■ THE REQUEST
Your task is to output the listing word for word, with pictures excluded.
::::::::
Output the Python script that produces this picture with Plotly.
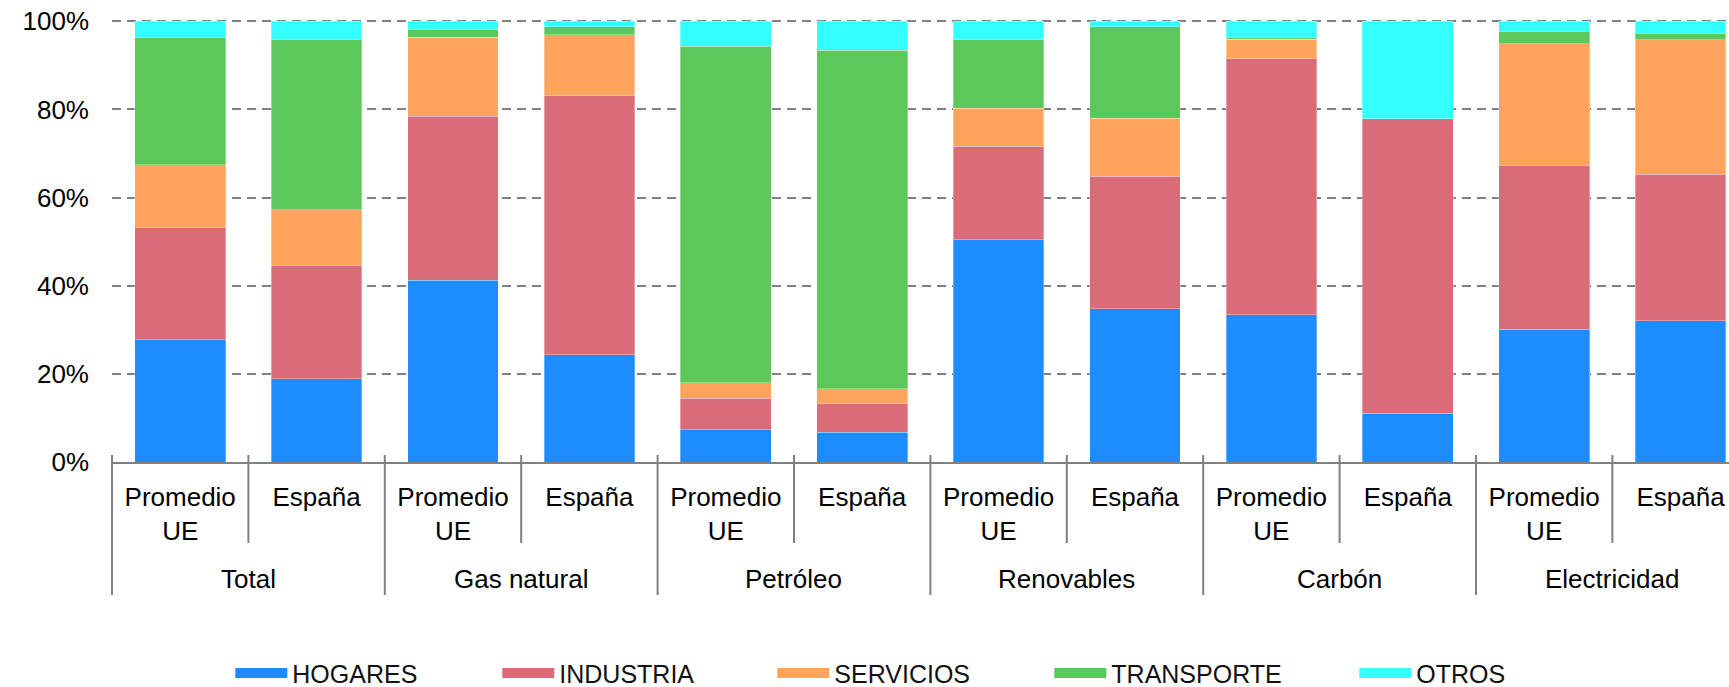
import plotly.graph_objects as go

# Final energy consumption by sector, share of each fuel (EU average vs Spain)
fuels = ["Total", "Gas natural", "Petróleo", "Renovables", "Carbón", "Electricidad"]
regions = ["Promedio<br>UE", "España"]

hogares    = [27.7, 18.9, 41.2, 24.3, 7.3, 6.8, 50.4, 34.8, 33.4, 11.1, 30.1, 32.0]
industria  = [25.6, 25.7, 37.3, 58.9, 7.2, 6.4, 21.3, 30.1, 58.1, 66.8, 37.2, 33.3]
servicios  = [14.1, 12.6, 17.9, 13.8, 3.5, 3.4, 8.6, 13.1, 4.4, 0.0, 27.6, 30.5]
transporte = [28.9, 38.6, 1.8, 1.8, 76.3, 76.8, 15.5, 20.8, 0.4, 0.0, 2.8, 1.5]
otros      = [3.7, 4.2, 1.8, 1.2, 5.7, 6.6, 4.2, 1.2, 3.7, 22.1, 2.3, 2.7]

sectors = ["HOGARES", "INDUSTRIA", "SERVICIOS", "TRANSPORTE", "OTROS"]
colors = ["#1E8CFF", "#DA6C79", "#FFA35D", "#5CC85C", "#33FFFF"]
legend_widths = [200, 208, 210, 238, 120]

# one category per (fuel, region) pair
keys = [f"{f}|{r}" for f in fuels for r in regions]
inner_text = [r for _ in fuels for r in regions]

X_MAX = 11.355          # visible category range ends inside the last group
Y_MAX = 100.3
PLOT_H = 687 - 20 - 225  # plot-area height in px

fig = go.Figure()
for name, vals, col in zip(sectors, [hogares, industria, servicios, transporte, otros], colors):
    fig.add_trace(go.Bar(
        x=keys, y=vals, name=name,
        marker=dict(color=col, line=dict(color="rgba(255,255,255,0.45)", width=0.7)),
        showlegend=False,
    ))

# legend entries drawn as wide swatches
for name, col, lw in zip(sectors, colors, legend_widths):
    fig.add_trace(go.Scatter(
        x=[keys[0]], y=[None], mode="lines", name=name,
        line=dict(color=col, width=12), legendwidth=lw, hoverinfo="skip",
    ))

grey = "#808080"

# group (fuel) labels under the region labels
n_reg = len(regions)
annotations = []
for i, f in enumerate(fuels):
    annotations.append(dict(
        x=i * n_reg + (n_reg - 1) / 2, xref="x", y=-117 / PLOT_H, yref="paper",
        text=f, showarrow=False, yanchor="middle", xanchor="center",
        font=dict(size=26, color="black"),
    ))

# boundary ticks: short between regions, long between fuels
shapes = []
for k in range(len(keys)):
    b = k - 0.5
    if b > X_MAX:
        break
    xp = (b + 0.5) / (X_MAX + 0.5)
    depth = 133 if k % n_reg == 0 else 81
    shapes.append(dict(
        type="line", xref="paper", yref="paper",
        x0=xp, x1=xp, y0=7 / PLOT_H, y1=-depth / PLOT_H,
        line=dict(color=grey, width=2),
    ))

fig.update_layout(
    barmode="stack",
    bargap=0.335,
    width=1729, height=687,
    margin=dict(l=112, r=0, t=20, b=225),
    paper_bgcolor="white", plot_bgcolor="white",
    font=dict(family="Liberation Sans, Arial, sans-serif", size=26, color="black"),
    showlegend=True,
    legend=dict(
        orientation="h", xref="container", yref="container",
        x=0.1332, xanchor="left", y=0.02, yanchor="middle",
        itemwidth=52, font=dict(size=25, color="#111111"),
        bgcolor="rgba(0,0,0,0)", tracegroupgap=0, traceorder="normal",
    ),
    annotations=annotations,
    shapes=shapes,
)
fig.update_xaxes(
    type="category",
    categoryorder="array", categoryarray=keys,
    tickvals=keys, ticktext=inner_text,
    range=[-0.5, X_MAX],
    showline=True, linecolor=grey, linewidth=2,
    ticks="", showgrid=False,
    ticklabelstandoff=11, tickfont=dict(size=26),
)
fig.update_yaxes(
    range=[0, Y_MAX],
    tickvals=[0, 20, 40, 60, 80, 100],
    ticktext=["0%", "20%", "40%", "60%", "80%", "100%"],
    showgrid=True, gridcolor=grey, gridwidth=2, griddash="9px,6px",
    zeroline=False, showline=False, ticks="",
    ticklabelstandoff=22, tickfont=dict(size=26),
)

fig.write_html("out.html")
::::::::
■ RESULT OF THE TASK
Output the Python script that produces this picture with Plotly.
import plotly.graph_objects as go

# Final energy consumption by sector, share of each fuel (EU average vs Spain)
fuels = ["Total", "Gas natural", "Petróleo", "Renovables", "Carbón", "Electricidad"]
regions = ["Promedio<br>UE", "España"]

hogares    = [27.7, 18.9, 41.2, 24.3, 7.3, 6.8, 50.4, 34.8, 33.4, 11.1, 30.1, 32.0]
industria  = [25.6, 25.7, 37.3, 58.9, 7.2, 6.4, 21.3, 30.1, 58.1, 66.8, 37.2, 33.3]
servicios  = [14.1, 12.6, 17.9, 13.8, 3.5, 3.4, 8.6, 13.1, 4.4, 0.0, 27.6, 30.5]
transporte = [28.9, 38.6, 1.8, 1.8, 76.3, 76.8, 15.5, 20.8, 0.4, 0.0, 2.8, 1.5]
otros      = [3.7, 4.2, 1.8, 1.2, 5.7, 6.6, 4.2, 1.2, 3.7, 22.1, 2.3, 2.7]

sectors = ["HOGARES", "INDUSTRIA", "SERVICIOS", "TRANSPORTE", "OTROS"]
colors = ["#1E8CFF", "#DA6C79", "#FFA35D", "#5CC85C", "#33FFFF"]
legend_widths = [200, 208, 210, 238, 120]

# one category per (fuel, region) pair
keys = [f"{f}|{r}" for f in fuels for r in regions]
inner_text = [r for _ in fuels for r in regions]

X_MAX = 11.355          # visible category range ends inside the last group
Y_MAX = 100.3
PLOT_H = 687 - 20 - 225  # plot-area height in px

fig = go.Figure()
for name, vals, col in zip(sectors, [hogares, industria, servicios, transporte, otros], colors):
    fig.add_trace(go.Bar(
        x=keys, y=vals, name=name,
        marker=dict(color=col, line=dict(color="rgba(255,255,255,0.45)", width=0.7)),
        showlegend=False,
    ))

# legend entries drawn as wide swatches
for name, col, lw in zip(sectors, colors, legend_widths):
    fig.add_trace(go.Scatter(
        x=[keys[0]], y=[None], mode="lines", name=name,
        line=dict(color=col, width=12), legendwidth=lw, hoverinfo="skip",
    ))

grey = "#808080"

# group (fuel) labels under the region labels
n_reg = len(regions)
annotations = []
for i, f in enumerate(fuels):
    annotations.append(dict(
        x=i * n_reg + (n_reg - 1) / 2, xref="x", y=-117 / PLOT_H, yref="paper",
        text=f, showarrow=False, yanchor="middle", xanchor="center",
        font=dict(size=26, color="black"),
    ))

# boundary ticks: short between regions, long between fuels
shapes = []
for k in range(len(keys)):
    b = k - 0.5
    if b > X_MAX:
        break
    xp = (b + 0.5) / (X_MAX + 0.5)
    depth = 133 if k % n_reg == 0 else 81
    shapes.append(dict(
        type="line", xref="paper", yref="paper",
        x0=xp, x1=xp, y0=7 / PLOT_H, y1=-depth / PLOT_H,
        line=dict(color=grey, width=2),
    ))

fig.update_layout(
    barmode="stack",
    bargap=0.335,
    width=1729, height=687,
    margin=dict(l=112, r=0, t=20, b=225),
    paper_bgcolor="white", plot_bgcolor="white",
    font=dict(family="Liberation Sans, Arial, sans-serif", size=26, color="black"),
    showlegend=True,
    legend=dict(
        orientation="h", xref="container", yref="container",
        x=0.1332, xanchor="left", y=0.02, yanchor="middle",
        itemwidth=52, font=dict(size=25, color="#111111"),
        bgcolor="rgba(0,0,0,0)", tracegroupgap=0, traceorder="normal",
    ),
    annotations=annotations,
    shapes=shapes,
)
fig.update_xaxes(
    type="category",
    categoryorder="array", categoryarray=keys,
    tickvals=keys, ticktext=inner_text,
    range=[-0.5, X_MAX],
    showline=True, linecolor=grey, linewidth=2,
    ticks="", showgrid=False,
    ticklabelstandoff=11, tickfont=dict(size=26),
)
fig.update_yaxes(
    range=[0, Y_MAX],
    tickvals=[0, 20, 40, 60, 80, 100],
    ticktext=["0%", "20%", "40%", "60%", "80%", "100%"],
    showgrid=True, gridcolor=grey, gridwidth=2, griddash="9px,6px",
    zeroline=False, showline=False, ticks="",
    ticklabelstandoff=22, tickfont=dict(size=26),
)

fig.write_html("out.html")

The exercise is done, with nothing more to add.